Para tentar explicar o contexto em que a sexualidade foi explorada no livro, Haldeman escreveu na introdução da edição brasileira:
“Eu tenho amigos gays e leitores gays e, claro, já os tinha na época em que Guerra sem fim foi publicado. Nunca foi minha intenção ser injusto ou desumanizá-lo – mas foi exatamente o que eu fiz, mesmo que tivesse que a melhor das intenções. Como todo o mundo hétero faz, e fazia cinquenta anos atrás.
O mundo em que eu vivia como soldado do Vietnã incluía homossexualidade. Mas em um cenário com tanta dor e tantas mortes, a sexualidade em geral estava presente, mas submersa.”
Em uma das partes mais divertidas do livro, Hadelman cria um estranhamento quando Mandella e sua esposa são identificados como heterossexuais e precisam se explicar diante de outros soldados. Com ironia, o autor trata da questão do preconceito por meio desse jogo de espelhos, colocando o status quo em situação de vulnerabilidade.
O ano da guerra
Ainda que Guerra sem fim esteja longe de ser um romance autobiográfico – anos antes havia publicado War year, este sim um livro de memórias –, o autor não foge às suas tintas. “Eu meio que passei pela guerra como se fosse um pesadelo bastante real”, disse. À parte de toda a carnificina que testemunhou, Haldeman foi ferido com um tiro de metralhadora .51, o que acabou – para a sua sorte – por abreviar sua passagem pelo solo vietnamita.

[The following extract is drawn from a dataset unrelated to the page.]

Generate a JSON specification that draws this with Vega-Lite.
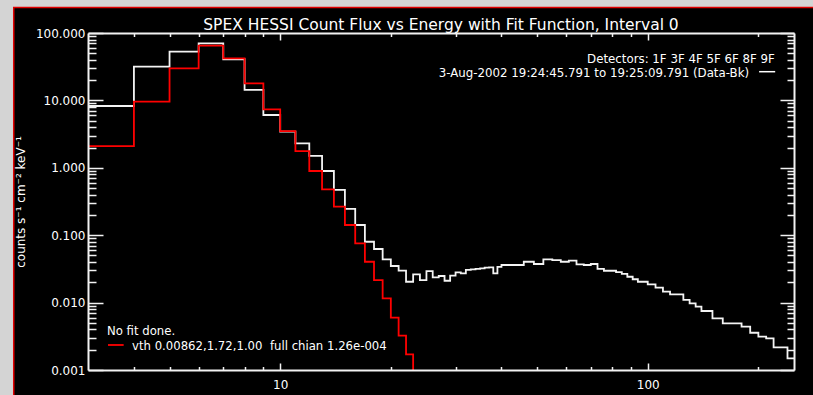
{
  "$schema": "https://vega.github.io/schema/vega-lite/v6.json",
  "width": 706,
  "height": 337,
  "autosize": {"type": "none"},
  "padding": {"left": 88, "top": 33, "right": 19, "bottom": 25},
  "background": "#d4d4d4",
  "config": {
    "view": {"stroke": null, "fill": "#000000"},
    "font": "DejaVu Sans",
    "axis": {
      "grid": false,
      "domainColor": "#f2f2f2",
      "domainWidth": 2,
      "tickColor": "#f2f2f2",
      "tickWidth": 1.5,
      "labelColor": "#ffffff",
      "labelFont": "DejaVu Sans",
      "labelFontSize": 12,
      "titleColor": "#ffffff",
      "titleFont": "DejaVu Sans",
      "titleFontWeight": "normal"
    }
  },
  "title": {
    "text": "SPEX HESSI Count Flux vs Energy with Fit Function, Interval 0",
    "color": "#ffffff",
    "font": "DejaVu Sans",
    "fontSize": 15.5,
    "fontWeight": "normal",
    "frame": "group",
    "anchor": "middle",
    "offset": -26.75,
    "zindex": 1
  },
  "datasets": {
    "counts": [
      {"E": 3, "flux": 8.26}, {"E": 4, "flux": 31.6}, {"E": 5, "flux": 52.8}, {"E": 6, "flux": 70.3},
      {"E": 7, "flux": 40.8}, {"E": 8, "flux": 14.3}, {"E": 9, "flux": 6.07}, {"E": 10, "flux": 3.45},
      {"E": 11, "flux": 2.31}, {"E": 12, "flux": 1.5}, {"E": 13, "flux": 0.896}, {"E": 14, "flux": 0.469},
      {"E": 15, "flux": 0.245}, {"E": 16, "flux": 0.1416}, {"E": 17, "flux": 0.08}, {"E": 18, "flux": 0.0624},
      {"E": 19, "flux": 0.0439}, {"E": 20, "flux": 0.0349}, {"E": 21, "flux": 0.0299}, {"E": 22, "flux": 0.0204},
      {"E": 23, "flux": 0.0263}, {"E": 24, "flux": 0.0216}, {"E": 25, "flux": 0.0294}, {"E": 26, "flux": 0.0237},
      {"E": 27, "flux": 0.0248}, {"E": 28, "flux": 0.0211}, {"E": 29, "flux": 0.0251}, {"E": 30, "flux": 0.0281},
      {"E": 31, "flux": 0.0272}, {"E": 32, "flux": 0.0305}, {"E": 33, "flux": 0.0312}, {"E": 34, "flux": 0.0316},
      {"E": 35, "flux": 0.0323}, {"E": 36, "flux": 0.033}, {"E": 37, "flux": 0.0334}, {"E": 38, "flux": 0.0272},
      {"E": 39, "flux": 0.034}, {"E": 40, "flux": 0.0361}, {"E": 43, "flux": 0.0361}, {"E": 46, "flux": 0.0404},
      {"E": 49, "flux": 0.0374}, {"E": 52, "flux": 0.0439}, {"E": 55, "flux": 0.0428}, {"E": 58, "flux": 0.0404},
      {"E": 61, "flux": 0.0419}, {"E": 64, "flux": 0.037}, {"E": 67, "flux": 0.0361}, {"E": 70, "flux": 0.0374},
      {"E": 73, "flux": 0.0316}, {"E": 76, "flux": 0.0297}, {"E": 79, "flux": 0.0297}, {"E": 82, "flux": 0.0284},
      {"E": 85, "flux": 0.0266}, {"E": 88, "flux": 0.0242}, {"E": 91, "flux": 0.0222}, {"E": 94, "flux": 0.0204},
      {"E": 97, "flux": 0.0204}, {"E": 100, "flux": 0.0187}, {"E": 105, "flux": 0.01665}, {"E": 110, "flux": 0.01451},
      {"E": 115, "flux": 0.01327}, {"E": 120, "flux": 0.01327}, {"E": 125, "flux": 0.01094}, {"E": 130, "flux": 0.00977},
      {"E": 135, "flux": 0.00869}, {"E": 140, "flux": 0.0075}, {"E": 150, "flux": 0.00585}, {"E": 160, "flux": 0.00493},
      {"E": 180, "flux": 0.00441}, {"E": 190, "flux": 0.00357}, {"E": 200, "flux": 0.00312}, {"E": 210, "flux": 0.00295},
      {"E": 220, "flux": 0.00217}, {"E": 240, "flux": 0.00149}, {"E": 250, "flux": 0.00149}
    ],
    "fit": [
      {"E": 2.5, "flux": 0.0001}, {"E": 3, "flux": 2.1}, {"E": 4, "flux": 9.57}, {"E": 5, "flux": 29.9},
      {"E": 6, "flux": 64.9}, {"E": 7, "flux": 42.1}, {"E": 8, "flux": 17.9}, {"E": 9, "flux": 7.38},
      {"E": 10, "flux": 3.51}, {"E": 11, "flux": 1.77}, {"E": 12, "flux": 0.896}, {"E": 13, "flux": 0.48},
      {"E": 14, "flux": 0.265}, {"E": 15, "flux": 0.1416}, {"E": 16, "flux": 0.0758}, {"E": 17, "flux": 0.0404},
      {"E": 18, "flux": 0.0216}, {"E": 19, "flux": 0.01156}, {"E": 20, "flux": 0.00597}, {"E": 21, "flux": 0.00323},
      {"E": 22, "flux": 0.001707}, {"E": 23, "flux": 0.0001}, {"E": 24, "flux": 0.0001}
    ],
    "one": [{}]
  },
  "layer": [
    {
      "data": {"name": "one"},
      "mark": {"type": "rect", "fill": "#000000", "stroke": "#e00000", "strokeWidth": 1.5},
      "encoding": {
        "x": {"datum": 1.884, "type": "quantitative", "scale": {"type": "log", "domain": [3, 250], "nice": false}, "axis": null},
        "x2": {"datum": 400},
        "y": {"datum": 238.9, "type": "quantitative", "scale": {"type": "log", "domain": [0.001, 100], "nice": false}, "axis": null},
        "y2": {"datum": 0.0001}
      }
    },
    {
      "data": {"name": "counts"},
      "mark": {"type": "line", "interpolate": "step-after", "stroke": "#f4f4f4", "strokeWidth": 1.8, "clip": true},
      "encoding": {
        "x": {
          "field": "E", "type": "quantitative",
          "scale": {"type": "log", "domain": [3, 250], "nice": false},
          "axis": {"orient": "bottom", "zindex": 1, "values": [10, 100], "format": "d", "ticks": false, "labelPadding": 9, "title": null}
        },
        "y": {
          "field": "flux", "type": "quantitative",
          "scale": {"type": "log", "domain": [0.001, 100], "nice": false},
          "axis": {"orient": "left", "zindex": 1, "values": [0.001, 0.01, 0.1, 1, 10, 100], "format": ".3f", "ticks": false, "labelPadding": 3, "title": "counts s⁻¹ cm⁻² keV⁻¹", "titleFontSize": 12, "titlePadding": 8}
        }
      }
    },
    {
      "data": {"name": "fit"},
      "mark": {"type": "line", "interpolate": "step-after", "stroke": "#ff0000", "strokeWidth": 1.8, "clip": true},
      "encoding": {
        "x": {
          "field": "E", "type": "quantitative",
          "scale": {"type": "log", "domain": [3, 250], "nice": false},
          "axis": {"orient": "bottom", "zindex": 1, "values": [4, 5, 6, 7, 8, 9, 10, 20, 30, 40, 50, 60, 70, 80, 90, 100, 200], "labels": false, "domain": false, "title": null,
                   "tickSize": {"condition": {"test": "datum.value === 10 || datum.value === 100", "value": -7}, "value": -3.5}}
        },
        "y": {
          "field": "flux", "type": "quantitative",
          "scale": {"type": "log", "domain": [0.001, 100], "nice": false},
          "axis": {"orient": "left", "zindex": 1, "values": [0.001, 0.002, 0.003, 0.004, 0.005, 0.006, 0.007, 0.008, 0.009, 0.01, 0.02, 0.03, 0.04, 0.05, 0.06, 0.07, 0.08, 0.09, 0.1, 0.2, 0.3, 0.4, 0.5, 0.6, 0.7, 0.8, 0.9, 1, 2, 3, 4, 5, 6, 7, 8, 9, 10, 20, 30, 40, 50, 60, 70, 80, 90, 100],
                   "labels": false, "domain": false, "title": null,
                   "tickSize": {"condition": {"test": "indexof([0.001, 0.01, 0.1, 1, 10, 100], datum.value) >= 0", "value": -15}, "value": -8}}
        }
      }
    },
    {
      "data": {"name": "one"},
      "mark": {"type": "text", "align": "right", "baseline": "middle", "color": "#ffffff", "font": "DejaVu Sans", "fontSize": 11.8},
      "encoding": {
        "text": {"value": "Detectors: 1F 3F 4F 5F 6F 8F 9F"},
        "x": {
          "datum": 221.8, "type": "quantitative",
          "scale": {"type": "log", "domain": [3, 250], "nice": false},
          "axis": {"orient": "top", "zindex": 1, "values": [4, 5, 6, 7, 8, 9, 10, 20, 30, 40, 50, 60, 70, 80, 90, 100, 200], "labels": false, "domain": true, "title": null,
                   "tickSize": {"condition": {"test": "datum.value === 10 || datum.value === 100", "value": -7}, "value": -3.5}}
        },
        "y": {
          "datum": 41.1, "type": "quantitative",
          "scale": {"type": "log", "domain": [0.001, 100], "nice": false},
          "axis": {"orient": "right", "zindex": 1, "values": [0.001, 0.002, 0.003, 0.004, 0.005, 0.006, 0.007, 0.008, 0.009, 0.01, 0.02, 0.03, 0.04, 0.05, 0.06, 0.07, 0.08, 0.09, 0.1, 0.2, 0.3, 0.4, 0.5, 0.6, 0.7, 0.8, 0.9, 1, 2, 3, 4, 5, 6, 7, 8, 9, 10, 20, 30, 40, 50, 60, 70, 80, 90, 100],
                   "labels": false, "domain": true, "title": null,
                   "tickSize": {"condition": {"test": "indexof([0.001, 0.01, 0.1, 1, 10, 100], datum.value) >= 0", "value": -14}, "value": -7}}
        }
      }
    },
    {
      "data": {"name": "one"},
      "mark": {"type": "text", "align": "right", "baseline": "middle", "color": "#ffffff", "font": "DejaVu Sans", "fontSize": 11.8},
      "encoding": {
        "text": {"value": "3-Aug-2002 19:24:45.791 to 19:25:09.791 (Data-Bk)"},
        "x": {"datum": 188.7, "type": "quantitative", "scale": {"type": "log", "domain": [3, 250], "nice": false}, "axis": null},
        "y": {"datum": 25.9, "type": "quantitative", "scale": {"type": "log", "domain": [0.001, 100], "nice": false}, "axis": null}
      }
    },
    {
      "data": {"name": "one"},
      "mark": {"type": "rule", "color": "#ffffff", "strokeWidth": 1.5},
      "encoding": {
        "x": {"datum": 200.9, "type": "quantitative", "scale": {"type": "log", "domain": [3, 250], "nice": false}, "axis": null},
        "x2": {"datum": 222.2},
        "y": {"datum": 26.66, "type": "quantitative", "scale": {"type": "log", "domain": [0.001, 100], "nice": false}, "axis": null}
      }
    },
    {
      "data": {"name": "one"},
      "mark": {"type": "text", "align": "left", "baseline": "middle", "color": "#ffffff", "font": "DejaVu Sans", "fontSize": 11.7},
      "encoding": {
        "text": {"value": "No fit done."},
        "x": {"datum": 3.378, "type": "quantitative", "scale": {"type": "log", "domain": [3, 250], "nice": false}, "axis": null},
        "y": {"datum": 0.00379, "type": "quantitative", "scale": {"type": "log", "domain": [0.001, 100], "nice": false}, "axis": null}
      }
    },
    {
      "data": {"name": "one"},
      "mark": {"type": "text", "align": "left", "baseline": "middle", "color": "#ffffff", "font": "DejaVu Sans", "fontSize": 11.7},
      "encoding": {
        "text": {"value": "vth 0.00862,1.72,1.00\u00a0 full chian 1.26e-004"},
        "x": {"datum": 3.953, "type": "quantitative", "scale": {"type": "log", "domain": [3, 250], "nice": false}, "axis": null},
        "y": {"datum": 0.00227, "type": "quantitative", "scale": {"type": "log", "domain": [0.001, 100], "nice": false}, "axis": null}
      }
    },
    {
      "data": {"name": "one"},
      "mark": {"type": "rule", "color": "#ff0000", "strokeWidth": 1.8},
      "encoding": {
        "x": {"datum": 3.4, "type": "quantitative", "scale": {"type": "log", "domain": [3, 250], "nice": false}, "axis": null},
        "x2": {"datum": 3.751},
        "y": {"datum": 0.00235, "type": "quantitative", "scale": {"type": "log", "domain": [0.001, 100], "nice": false}, "axis": null}
      }
    }
  ],
  "resolve": {"axis": {"x": "independent", "y": "independent"}}
}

As descrições e as sensações que descreve fazem de Haldeman algo muito próximo a um irmão mais velho para centena de leitores que estão agora servindo o exército. Todas as semanas a sua caixa de correios é abarrotada de cartas de jovens em campos de batalha e de veteranos que relembram os horrores que viveram ou como se maravilharam com a experiência. “Algumas cartas me dizem que eu previ tudo isso, mas não é bem assim”, comenta em uma entrevista cinco anos atrás.
Escrito há quase cinco décadas, Guerra sem fim mais que uma metáfora sci-fi antibélica, mas um retrato realista e triste do caminho que parece estarmos tomando.
GUERRA SEM FIM | Joe Haldeman
Editora: Aleph;
Tradução: Luisa Geisler;
Tamanho: 354 págs.;
Lançamento: Fevereiro, 2019 (edição especial).